> Dataset section
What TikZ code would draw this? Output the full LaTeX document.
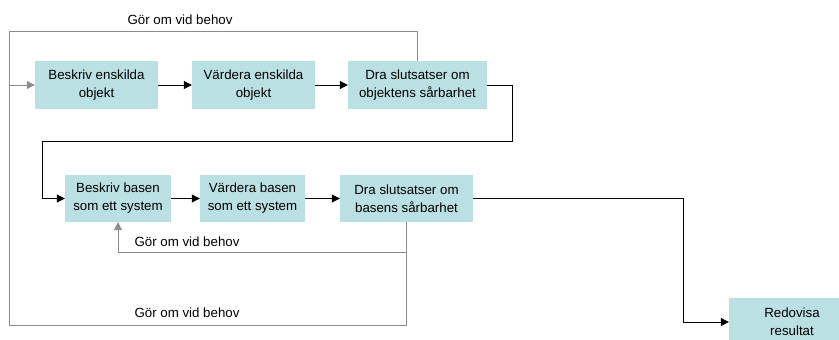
\documentclass[tikz,border=0pt]{standalone}
\usepackage{fontspec}
\setmainfont{Liberation Sans}
\usepackage{xcolor}
\definecolor{boxfill}{RGB}{187,224,227}
\definecolor{loopgray}{RGB}{140,140,140}
\usepackage{tikz}
\usetikzlibrary{arrows.meta,positioning}

\tikzset{
  stepbox/.style={fill=boxfill,align=center,inner sep=0pt,minimum height=48pt,
    font=\fontsize{13.3}{18}\selectfont},
  tip/.style={-{Triangle[length=8pt,width=8pt]}},
  flow/.style={line width=1pt,black,tip},
  back/.style={line width=1pt,loopgray},
  lbl/.style={font=\fontsize{13.3}{16}\selectfont,inner sep=0pt}
}

\begin{document}
\begin{tikzpicture}[x=1pt,y=-1pt]
  \clip (0,0) rectangle (839,340);
  \fill[white] (0,0) rectangle (839,340);

  % first row
  \node[stepbox,minimum width=123pt] (b1) at (96.5,85)  {Beskriv enskilda\\objekt};
  \node[stepbox,minimum width=123pt] (b2) at (253.5,85) {Värdera enskilda\\objekt};
  \node[stepbox,minimum width=139pt] (b3) at (417.5,85) {Dra slutsatser om\\objektens sårbarhet};

  % second row
  \node[stepbox,minimum width=106pt,minimum height=47pt] (b4) at (118,198.5) {Beskriv basen\\som ett system};
  \node[stepbox,minimum width=105pt,minimum height=47pt] (b5) at (252.5,198.5) {Värdera basen\\som ett system};
  \node[stepbox,minimum width=133pt,minimum height=47pt] (b6) at (406.5,198.5) {Dra slutsatser om\\basens sårbarhet};

  \node[stepbox,minimum width=126pt] (b7) at (792,322) {Redovisa\\resultat};

  \coordinate (lt) at (9,31);
  \coordinate (lb) at (9,325);

  % feedback loops
  \draw[back] (b3.north) |- (lt) -- (lb) -| (b6.south);
  \draw[back,tip] (lt |- b1.west) -- (b1.west);
  \draw[back,tip] (b6.south) ++(0,30) -| (b4.south);

  \node[lbl] (l1) at (180,20)  {Gör om vid behov};
  \node[lbl] (l2) at (187,242) {Gör om vid behov};
  \node[lbl] (l3) at (187,313) {Gör om vid behov};

  % main flow
  \draw[flow] (b1) -- (b2);
  \draw[flow] (b2) -- (b3);
  \draw[flow] (b3.east) -- ++(25,0) -- ++(0,56) -| ([xshift=-22pt]b4.west) -- (b4.west);
  \draw[flow] (b4) -- (b5);
  \draw[flow] (b5) -- (b6);
  \draw[flow] (b6.east) -- ++(210,0) |- (b7.west);
\end{tikzpicture}
\end{document}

> Written exercise
Track down the lines that include the word "draw" and copy them.

> Solution to this task
What TikZ code would draw this? Output the full LaTeX document.
  \draw[back] (b3.north) |- (lt) -- (lb) -| (b6.south);
  \draw[back,tip] (lt |- b1.west) -- (b1.west);
  \draw[back,tip] (b6.south) ++(0,30) -| (b4.south);
  \draw[flow] (b1) -- (b2);
  \draw[flow] (b2) -- (b3);
  \draw[flow] (b3.east) -- ++(25,0) -- ++(0,56) -| ([xshift=-22pt]b4.west) -- (b4.west);
  \draw[flow] (b4) -- (b5);
  \draw[flow] (b5) -- (b6);
  \draw[flow] (b6.east) -- ++(210,0) |- (b7.west);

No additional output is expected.